> **SOURCE EXCERPT**
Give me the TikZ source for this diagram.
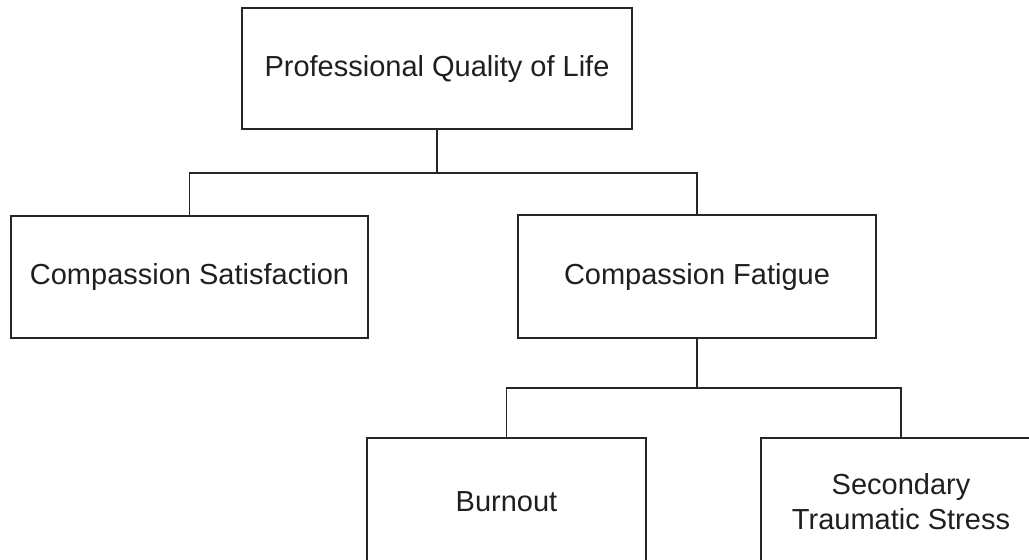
\documentclass[tikz,border=0pt]{standalone}
\usepackage{fontspec}
\setmainfont{Liberation Sans}
\begin{document}
\begin{tikzpicture}[x=1pt,y=-1pt,
  box/.style={draw=black!85, line width=1.5pt, inner sep=0pt, align=center,
    font=\fontsize{29}{35}\selectfont, text=black!88},
  conn/.style={draw=black!85, line width=1.5pt}]
\useasboundingbox (0,0) rectangle (1029,560);
\clip (0,0) rectangle (1029,560);
\node[box, minimum width=390pt, minimum height=121pt] (top) at (437,68.5) {Professional Quality of Life};
\node[box, minimum width=357pt, minimum height=122pt] (cs) at (189.5,277) {Compassion Satisfaction};
\node[box, minimum width=358pt, minimum height=123pt] (cf) at (697,276.5) {Compassion Fatigue};
\node[box, minimum width=279pt, minimum height=128pt] (bo) at (506.5,502) {Burnout};
\node[box, minimum width=280pt, minimum height=128pt] (sts) at (901,502) {Secondary\\Traumatic Stress};
\coordinate (j1) at (437,173);
\coordinate (j2) at (697,388);
\draw[conn] (top.south) -- (j1);
\draw[conn] (cs.north) |- (j1);
\draw[conn] (cf.north) |- (j1);
\draw[conn] (cf.south) -- (j2);
\draw[conn] (bo.north) |- (j2);
\draw[conn] (sts.north) |- (j2);
\end{tikzpicture}
\end{document}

> **WHAT YOU ARE ASKED TO DO**
Give every line above again exactly, with no pictures.

> **OUTPUT OF THE EXERCISE**
Give me the TikZ source for this diagram.
\documentclass[tikz,border=0pt]{standalone}
\usepackage{fontspec}
\setmainfont{Liberation Sans}
\begin{document}
\begin{tikzpicture}[x=1pt,y=-1pt,
  box/.style={draw=black!85, line width=1.5pt, inner sep=0pt, align=center,
    font=\fontsize{29}{35}\selectfont, text=black!88},
  conn/.style={draw=black!85, line width=1.5pt}]
\useasboundingbox (0,0) rectangle (1029,560);
\clip (0,0) rectangle (1029,560);
\node[box, minimum width=390pt, minimum height=121pt] (top) at (437,68.5) {Professional Quality of Life};
\node[box, minimum width=357pt, minimum height=122pt] (cs) at (189.5,277) {Compassion Satisfaction};
\node[box, minimum width=358pt, minimum height=123pt] (cf) at (697,276.5) {Compassion Fatigue};
\node[box, minimum width=279pt, minimum height=128pt] (bo) at (506.5,502) {Burnout};
\node[box, minimum width=280pt, minimum height=128pt] (sts) at (901,502) {Secondary\\Traumatic Stress};
\coordinate (j1) at (437,173);
\coordinate (j2) at (697,388);
\draw[conn] (top.south) -- (j1);
\draw[conn] (cs.north) |- (j1);
\draw[conn] (cf.north) |- (j1);
\draw[conn] (cf.south) -- (j2);
\draw[conn] (bo.north) |- (j2);
\draw[conn] (sts.north) |- (j2);
\end{tikzpicture}
\end{document}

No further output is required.